Lack of new workers may threaten Utah's mining industry, residents tell state commission
PRICE Fewer young people are choosing mining as a career, which could diminish the future of the energy industry in Utah, speakers told the Utah Mine and Safety Commission today at its third meeting.
The meeting was a chance for Price residents to speak about the Crandall Canyon Mine disaster and offer their comments about mining in Utah. The mine's collapse in August trapped six men, and their bodies were never recovered. Three rescuers died days after the collapse while trying to reach them.
Despite the tragedy, many of the residents at the commission meeting spoke about the need to find ways to support the development of education and training programs to get more people interested in mining and energy-production careers. Without a new generation of workers for the energy industry, the state risks the demise of one of its major economic drivers, they said.

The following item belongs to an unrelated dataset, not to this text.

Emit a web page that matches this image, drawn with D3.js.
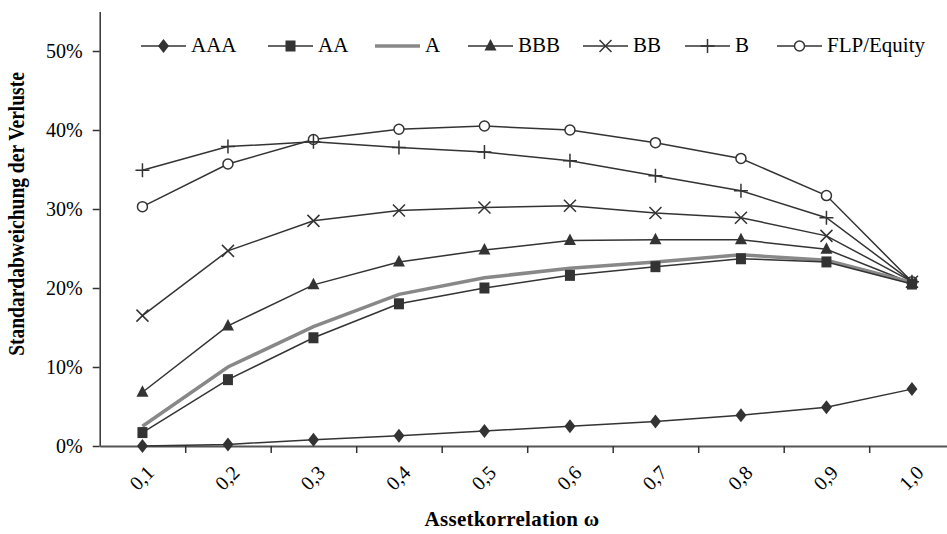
<!DOCTYPE html>
<html><head><meta charset="utf-8">
<script src="https://cdn.jsdelivr.net/npm/d3@7"></script>
<style>
html,body{margin:0;padding:0;background:#fff;}
svg{display:block;font-family:"Liberation Serif","Times New Roman",serif;}
</style></head>
<body><svg id="c" width="947" height="534"></svg>
<script>
const categories = ["0,1","0,2","0,3","0,4","0,5","0,6","0,7","0,8","0,9","1,0"];
const AAA = [0.000,0.002,0.008,0.013,0.019,0.025,0.031,0.039,0.049,0.072];
const AA  = [0.017,0.084,0.137,0.180,0.200,0.216,0.227,0.237,0.233,0.205];
const A   = [0.025,0.100,0.151,0.192,0.213,0.225,0.233,0.242,0.235,0.207];
const BBB = [0.068,0.152,0.204,0.233,0.248,0.260,0.261,0.261,0.249,0.206];
const BB  = [0.165,0.247,0.285,0.298,0.302,0.304,0.295,0.289,0.266,0.208];
const B   = [0.349,0.379,0.385,0.378,0.372,0.361,0.342,0.323,0.289,0.208];
const FLP = [0.303,0.357,0.388,0.401,0.405,0.400,0.384,0.364,0.317,0.208];
const yTicks = [0,0.1,0.2,0.3,0.4,0.5];
const seriesNames = ["AAA","AA","A","BBB","BB","B","FLP/Equity"];

const series = [
  {name:seriesNames[0], values:AAA, marker:"diamond"},
  {name:seriesNames[1], values:AA, marker:"square"},
  {name:seriesNames[2], values:A, marker:"none"},
  {name:seriesNames[3], values:BBB, marker:"triangle"},
  {name:seriesNames[4], values:BB, marker:"x"},
  {name:seriesNames[5], values:B, marker:"plus"},
  {name:seriesNames[6], values:FLP, marker:"circle"}
];

const svg = d3.select("#c");
const dark = "#333";
const x0 = 99.7, bw = 85.5;
const x = d3.scaleBand().domain(categories).range([x0, x0 + bw*categories.length]).padding(0);
const xb = d3.scaleLinear().domain([0, categories.length]).range([x0, x0 + bw*categories.length]);
const y = d3.scaleLinear().domain([0, 0.55]).range([446, 11.5]);
const cx = c => x(c) + x.bandwidth()/2;

// y axis
const yAxis = svg.append("g").attr("transform",`translate(${x0},0)`)
  .call(d3.axisLeft(y).tickValues(yTicks).tickFormat(d3.format(".0%")).tickSize(7).tickSizeOuter(0).tickPadding(10));
yAxis.select(".domain").attr("stroke",dark).attr("stroke-width",1.5);
yAxis.selectAll(".tick line").attr("stroke",dark).attr("stroke-width",1.5);
yAxis.selectAll(".tick text").attr("font-size",20).attr("fill","#000").attr("font-family","Liberation Serif");

// x axis boundary ticks
const xAxis = svg.append("g").attr("transform","translate(0,446)")
  .call(d3.axisBottom(xb).tickValues(d3.range(1,categories.length)).tickFormat("").tickSize(7).tickSizeOuter(0));
xAxis.select(".domain").attr("stroke","#555").attr("stroke-width",2);
xAxis.selectAll(".tick line").attr("stroke",dark).attr("stroke-width",1.5);

// x labels
svg.append("g").selectAll("text").data(categories).enter().append("text")
  .attr("transform", d => `translate(${cx(d)+3},464) rotate(-45)`)
  .attr("text-anchor","end").attr("dy","0.7em")
  .attr("font-size",20).attr("fill","#000").text(d=>d);

// titles
svg.append("text").attr("transform","translate(24,214) rotate(-90) scale(0.93,1.06)")
  .attr("text-anchor","middle").attr("font-weight","bold").attr("font-size",21).attr("fill","#000")
  .text("Standardabweichung der Verluste");
svg.append("text").attr("x",512).attr("y",526).attr("text-anchor","middle")
  .attr("font-weight","bold").attr("font-size",21).attr("fill","#000").attr("letter-spacing","0.3")
  .text("Assetkorrelation ω");

const line = d3.line().x((d,i)=>cx(categories[i])).y(d=>y(d));

function drawMarker(g, type, px, py) {
  if (type==="diamond") g.append("path").attr("d",`M${px},${py-7}L${px+5.5},${py}L${px},${py+7}L${px-5.5},${py}Z`).attr("fill",dark);
  else if (type==="square") g.append("rect").attr("x",px-5).attr("y",py-5.5).attr("width",10).attr("height",11).attr("fill",dark);
  else if (type==="triangle") g.append("path").attr("d",`M${px},${py-7}L${px+6},${py+4.5}L${px-6},${py+4.5}Z`).attr("fill",dark);
  else if (type==="x") g.append("path").attr("d",`M${px-6},${py-6}L${px+6},${py+6}M${px+6},${py-6}L${px-6},${py+6}`).attr("stroke",dark).attr("stroke-width",1.5);
  else if (type==="plus") g.append("path").attr("d",`M${px-7},${py}L${px+7},${py}M${px},${py-7}L${px},${py+7}`).attr("stroke",dark).attr("stroke-width",1.5);
  else if (type==="circle") g.append("circle").attr("cx",px).attr("cy",py).attr("r",5).attr("fill","#fff").attr("stroke",dark).attr("stroke-width",1.5);
}

const plot = svg.append("g");
series.slice().reverse().forEach(s=>{
  const g = plot.append("g");
  g.append("path").datum(s.values).attr("d",line).attr("fill","none")
    .attr("stroke", s.marker==="none" ? "#888" : dark)
    .attr("stroke-width", s.marker==="none" ? 3.5 : 1.5);
  s.values.forEach((v,i)=>drawMarker(g, s.marker, cx(categories[i]), y(v)));
});

// legend
const legX = [141, 268, 375, 468, 583, 685, 777];
const leg = svg.append("g");
series.forEach((s,i)=>{
  const lx = legX[i], ly = 46;
  const g = leg.append("g");
  g.append("line").attr("x1",lx).attr("x2",lx+45).attr("y1",ly).attr("y2",ly)
    .attr("stroke", s.marker==="none" ? "#888" : dark).attr("stroke-width", s.marker==="none" ? 3.5 : 1.5);
  drawMarker(g, s.marker, lx+22.5, ly);
  g.append("text").attr("x",lx+50).attr("y",ly+6).attr("font-size",21).attr("fill","#000").text(s.name);
});
</script></body></html>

"We have to go out and attract new populations to come in and be a part of this solution," said Robert Topping, program director of the Western Energy Training Center at the College of Eastern Utah.
Over the next 10 years, Utah will lose 70 percent of southeastern Utah's highly qualified energy workers to retirement. With fewer young people choosing the oil, gas, and mining industries for professions, Topping said, certain students in elementary and high schools should be targeted.
"We want to engage the disenfranchised student, because that's generally who does well in this industry," he said.
Most students "who are turned off" by school lose interest "because they are constantly challenged to know something rather than to do something," he said. The energy industry requires hands-on ability, so getting those students connected to a "doing" industry would allow them to flourish, he added.
Topping said the need for new workers is critical and must be addressed immediately, or there will be a crisis in the next decade. About 1,400 Utah workers will leave coal mining in the next year, and there are already 600 jobs currently unfilled in the state.Over the next 10 years, Topping said, as many as 12,000 of Utah's 14,000 mining jobs will be lost due to retirement or workers choosing to leave the industry.